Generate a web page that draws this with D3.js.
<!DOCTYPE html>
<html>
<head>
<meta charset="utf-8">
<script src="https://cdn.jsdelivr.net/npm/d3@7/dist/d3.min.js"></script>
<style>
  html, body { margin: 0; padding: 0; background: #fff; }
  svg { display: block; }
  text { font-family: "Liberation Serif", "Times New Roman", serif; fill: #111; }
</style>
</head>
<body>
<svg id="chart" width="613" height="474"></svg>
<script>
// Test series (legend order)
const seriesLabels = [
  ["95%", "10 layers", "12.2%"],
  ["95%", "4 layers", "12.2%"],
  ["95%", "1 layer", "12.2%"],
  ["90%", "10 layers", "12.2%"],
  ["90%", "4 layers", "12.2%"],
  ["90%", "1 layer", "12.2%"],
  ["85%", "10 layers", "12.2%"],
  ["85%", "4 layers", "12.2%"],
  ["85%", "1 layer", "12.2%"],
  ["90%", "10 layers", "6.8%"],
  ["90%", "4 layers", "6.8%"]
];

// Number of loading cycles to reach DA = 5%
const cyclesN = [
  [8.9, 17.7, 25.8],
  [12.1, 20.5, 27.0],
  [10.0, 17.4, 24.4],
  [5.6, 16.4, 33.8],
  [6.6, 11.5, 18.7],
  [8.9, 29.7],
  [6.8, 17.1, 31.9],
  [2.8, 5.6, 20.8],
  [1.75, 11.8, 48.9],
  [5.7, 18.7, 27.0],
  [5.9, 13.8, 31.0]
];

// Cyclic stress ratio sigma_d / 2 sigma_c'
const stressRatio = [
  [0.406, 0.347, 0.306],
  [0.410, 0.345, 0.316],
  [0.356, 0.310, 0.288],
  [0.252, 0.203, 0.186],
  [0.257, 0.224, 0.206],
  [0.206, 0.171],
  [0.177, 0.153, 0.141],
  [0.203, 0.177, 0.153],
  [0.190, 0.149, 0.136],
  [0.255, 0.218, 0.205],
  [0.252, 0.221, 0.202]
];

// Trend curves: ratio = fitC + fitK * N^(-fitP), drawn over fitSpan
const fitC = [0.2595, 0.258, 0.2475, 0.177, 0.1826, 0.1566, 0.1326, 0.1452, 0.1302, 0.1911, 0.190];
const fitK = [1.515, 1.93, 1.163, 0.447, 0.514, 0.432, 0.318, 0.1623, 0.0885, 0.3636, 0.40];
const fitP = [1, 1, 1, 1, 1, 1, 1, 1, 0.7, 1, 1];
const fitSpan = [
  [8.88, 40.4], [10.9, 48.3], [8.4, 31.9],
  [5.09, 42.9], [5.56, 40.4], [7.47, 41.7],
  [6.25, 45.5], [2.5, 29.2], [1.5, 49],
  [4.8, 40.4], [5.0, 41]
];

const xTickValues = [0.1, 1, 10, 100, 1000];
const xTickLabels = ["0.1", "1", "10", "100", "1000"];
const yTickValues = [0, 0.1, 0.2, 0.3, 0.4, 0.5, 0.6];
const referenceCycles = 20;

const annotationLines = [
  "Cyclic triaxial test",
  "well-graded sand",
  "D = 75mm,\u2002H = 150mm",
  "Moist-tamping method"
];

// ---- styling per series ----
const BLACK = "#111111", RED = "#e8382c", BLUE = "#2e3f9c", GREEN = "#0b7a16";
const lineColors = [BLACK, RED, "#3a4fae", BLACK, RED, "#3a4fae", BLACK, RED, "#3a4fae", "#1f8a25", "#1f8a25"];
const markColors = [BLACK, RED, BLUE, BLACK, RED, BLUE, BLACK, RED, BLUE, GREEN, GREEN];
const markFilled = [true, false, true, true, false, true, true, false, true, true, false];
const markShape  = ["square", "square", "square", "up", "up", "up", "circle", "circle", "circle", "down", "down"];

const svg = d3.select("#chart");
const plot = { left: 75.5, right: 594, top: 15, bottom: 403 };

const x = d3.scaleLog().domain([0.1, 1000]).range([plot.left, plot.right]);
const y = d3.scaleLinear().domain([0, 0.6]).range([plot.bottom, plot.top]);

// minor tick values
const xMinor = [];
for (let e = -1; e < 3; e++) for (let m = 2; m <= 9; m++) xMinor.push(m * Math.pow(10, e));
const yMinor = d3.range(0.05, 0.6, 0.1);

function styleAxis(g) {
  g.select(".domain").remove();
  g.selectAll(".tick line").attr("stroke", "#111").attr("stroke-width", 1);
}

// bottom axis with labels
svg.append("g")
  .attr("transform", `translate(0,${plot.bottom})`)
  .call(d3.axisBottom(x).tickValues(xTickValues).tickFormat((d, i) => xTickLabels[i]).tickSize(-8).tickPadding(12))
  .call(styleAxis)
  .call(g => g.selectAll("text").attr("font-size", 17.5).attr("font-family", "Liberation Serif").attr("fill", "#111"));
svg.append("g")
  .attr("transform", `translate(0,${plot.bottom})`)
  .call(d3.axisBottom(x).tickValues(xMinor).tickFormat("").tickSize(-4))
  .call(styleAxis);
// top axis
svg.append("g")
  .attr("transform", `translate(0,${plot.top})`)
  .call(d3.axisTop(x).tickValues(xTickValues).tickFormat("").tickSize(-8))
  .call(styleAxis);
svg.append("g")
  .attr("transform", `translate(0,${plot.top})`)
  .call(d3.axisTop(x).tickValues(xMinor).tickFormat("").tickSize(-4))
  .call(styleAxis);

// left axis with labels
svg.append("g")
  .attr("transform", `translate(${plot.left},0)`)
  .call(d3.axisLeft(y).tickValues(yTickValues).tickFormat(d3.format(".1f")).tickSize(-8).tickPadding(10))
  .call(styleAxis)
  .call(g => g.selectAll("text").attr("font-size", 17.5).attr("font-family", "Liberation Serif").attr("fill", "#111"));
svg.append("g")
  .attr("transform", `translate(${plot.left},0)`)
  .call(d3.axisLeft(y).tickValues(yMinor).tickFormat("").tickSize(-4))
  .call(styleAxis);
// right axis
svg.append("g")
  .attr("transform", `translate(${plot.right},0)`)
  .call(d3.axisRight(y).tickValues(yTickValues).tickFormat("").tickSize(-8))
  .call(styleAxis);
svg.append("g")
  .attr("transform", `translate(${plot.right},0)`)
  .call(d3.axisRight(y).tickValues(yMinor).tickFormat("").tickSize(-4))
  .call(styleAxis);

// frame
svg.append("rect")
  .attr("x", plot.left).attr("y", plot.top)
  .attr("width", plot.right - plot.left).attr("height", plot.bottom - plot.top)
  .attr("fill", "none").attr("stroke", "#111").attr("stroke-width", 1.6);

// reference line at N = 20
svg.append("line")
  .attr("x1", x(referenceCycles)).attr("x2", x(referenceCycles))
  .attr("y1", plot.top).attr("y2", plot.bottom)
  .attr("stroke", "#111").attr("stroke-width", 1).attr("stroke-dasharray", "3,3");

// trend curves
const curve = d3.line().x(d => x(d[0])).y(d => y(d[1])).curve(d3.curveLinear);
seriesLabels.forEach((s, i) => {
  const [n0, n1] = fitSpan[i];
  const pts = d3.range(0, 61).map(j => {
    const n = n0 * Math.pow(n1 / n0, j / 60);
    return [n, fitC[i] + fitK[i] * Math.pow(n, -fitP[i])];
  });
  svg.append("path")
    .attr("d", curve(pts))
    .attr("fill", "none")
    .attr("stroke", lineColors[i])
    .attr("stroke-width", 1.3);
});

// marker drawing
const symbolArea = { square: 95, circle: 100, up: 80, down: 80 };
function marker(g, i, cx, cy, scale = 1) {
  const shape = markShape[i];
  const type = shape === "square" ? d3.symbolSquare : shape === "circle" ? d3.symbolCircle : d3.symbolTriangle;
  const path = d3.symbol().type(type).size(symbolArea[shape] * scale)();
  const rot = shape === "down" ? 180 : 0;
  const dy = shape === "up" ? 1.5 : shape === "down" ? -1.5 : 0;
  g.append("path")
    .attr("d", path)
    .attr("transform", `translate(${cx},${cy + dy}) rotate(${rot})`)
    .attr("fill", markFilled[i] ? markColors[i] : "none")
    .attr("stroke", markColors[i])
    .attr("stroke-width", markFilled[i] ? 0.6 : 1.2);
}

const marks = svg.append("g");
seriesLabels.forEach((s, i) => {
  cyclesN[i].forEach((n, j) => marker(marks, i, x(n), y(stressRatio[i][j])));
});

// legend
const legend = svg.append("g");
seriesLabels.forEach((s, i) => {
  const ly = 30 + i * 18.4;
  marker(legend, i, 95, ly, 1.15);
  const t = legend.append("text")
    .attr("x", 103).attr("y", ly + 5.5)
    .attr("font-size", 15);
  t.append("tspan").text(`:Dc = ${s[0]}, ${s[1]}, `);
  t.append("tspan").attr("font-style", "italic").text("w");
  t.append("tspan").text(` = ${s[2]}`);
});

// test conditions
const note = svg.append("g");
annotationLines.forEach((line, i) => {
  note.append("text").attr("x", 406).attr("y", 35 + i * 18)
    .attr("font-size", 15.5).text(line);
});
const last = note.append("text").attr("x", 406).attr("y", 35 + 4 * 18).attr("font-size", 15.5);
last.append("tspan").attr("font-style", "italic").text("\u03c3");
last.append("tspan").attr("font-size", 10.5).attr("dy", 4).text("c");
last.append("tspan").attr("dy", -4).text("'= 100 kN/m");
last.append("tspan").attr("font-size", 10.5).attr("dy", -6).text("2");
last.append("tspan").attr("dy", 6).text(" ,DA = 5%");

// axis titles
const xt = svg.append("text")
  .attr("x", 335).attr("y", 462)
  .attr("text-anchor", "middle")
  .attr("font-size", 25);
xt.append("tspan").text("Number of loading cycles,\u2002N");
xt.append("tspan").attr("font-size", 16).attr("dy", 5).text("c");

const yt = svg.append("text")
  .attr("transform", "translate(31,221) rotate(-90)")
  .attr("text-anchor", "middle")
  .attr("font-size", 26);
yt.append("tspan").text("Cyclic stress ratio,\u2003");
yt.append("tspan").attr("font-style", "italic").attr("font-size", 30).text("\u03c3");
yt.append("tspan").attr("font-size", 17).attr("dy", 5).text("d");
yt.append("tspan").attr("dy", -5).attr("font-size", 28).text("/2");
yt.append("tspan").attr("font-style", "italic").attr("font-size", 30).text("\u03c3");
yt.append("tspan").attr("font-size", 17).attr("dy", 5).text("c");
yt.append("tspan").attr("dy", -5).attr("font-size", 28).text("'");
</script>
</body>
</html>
* * *
# WHAT TO PRODUCE:
Include the first line, the line containing "const referenceCycles = 20;", and every line between them, copied exactly from the material above; output no other line.

# RESPONSE BELOW:
Generate a web page that draws this with D3.js.
<!DOCTYPE html>
<html>
<head>
<meta charset="utf-8">
<script src="https://cdn.jsdelivr.net/npm/d3@7/dist/d3.min.js"></script>
<style>
  html, body { margin: 0; padding: 0; background: #fff; }
  svg { display: block; }
  text { font-family: "Liberation Serif", "Times New Roman", serif; fill: #111; }
</style>
</head>
<body>
<svg id="chart" width="613" height="474"></svg>
<script>
// Test series (legend order)
const seriesLabels = [
  ["95%", "10 layers", "12.2%"],
  ["95%", "4 layers", "12.2%"],
  ["95%", "1 layer", "12.2%"],
  ["90%", "10 layers", "12.2%"],
  ["90%", "4 layers", "12.2%"],
  ["90%", "1 layer", "12.2%"],
  ["85%", "10 layers", "12.2%"],
  ["85%", "4 layers", "12.2%"],
  ["85%", "1 layer", "12.2%"],
  ["90%", "10 layers", "6.8%"],
  ["90%", "4 layers", "6.8%"]
];

// Number of loading cycles to reach DA = 5%
const cyclesN = [
  [8.9, 17.7, 25.8],
  [12.1, 20.5, 27.0],
  [10.0, 17.4, 24.4],
  [5.6, 16.4, 33.8],
  [6.6, 11.5, 18.7],
  [8.9, 29.7],
  [6.8, 17.1, 31.9],
  [2.8, 5.6, 20.8],
  [1.75, 11.8, 48.9],
  [5.7, 18.7, 27.0],
  [5.9, 13.8, 31.0]
];

// Cyclic stress ratio sigma_d / 2 sigma_c'
const stressRatio = [
  [0.406, 0.347, 0.306],
  [0.410, 0.345, 0.316],
  [0.356, 0.310, 0.288],
  [0.252, 0.203, 0.186],
  [0.257, 0.224, 0.206],
  [0.206, 0.171],
  [0.177, 0.153, 0.141],
  [0.203, 0.177, 0.153],
  [0.190, 0.149, 0.136],
  [0.255, 0.218, 0.205],
  [0.252, 0.221, 0.202]
];

// Trend curves: ratio = fitC + fitK * N^(-fitP), drawn over fitSpan
const fitC = [0.2595, 0.258, 0.2475, 0.177, 0.1826, 0.1566, 0.1326, 0.1452, 0.1302, 0.1911, 0.190];
const fitK = [1.515, 1.93, 1.163, 0.447, 0.514, 0.432, 0.318, 0.1623, 0.0885, 0.3636, 0.40];
const fitP = [1, 1, 1, 1, 1, 1, 1, 1, 0.7, 1, 1];
const fitSpan = [
  [8.88, 40.4], [10.9, 48.3], [8.4, 31.9],
  [5.09, 42.9], [5.56, 40.4], [7.47, 41.7],
  [6.25, 45.5], [2.5, 29.2], [1.5, 49],
  [4.8, 40.4], [5.0, 41]
];

const xTickValues = [0.1, 1, 10, 100, 1000];
const xTickLabels = ["0.1", "1", "10", "100", "1000"];
const yTickValues = [0, 0.1, 0.2, 0.3, 0.4, 0.5, 0.6];
const referenceCycles = 20;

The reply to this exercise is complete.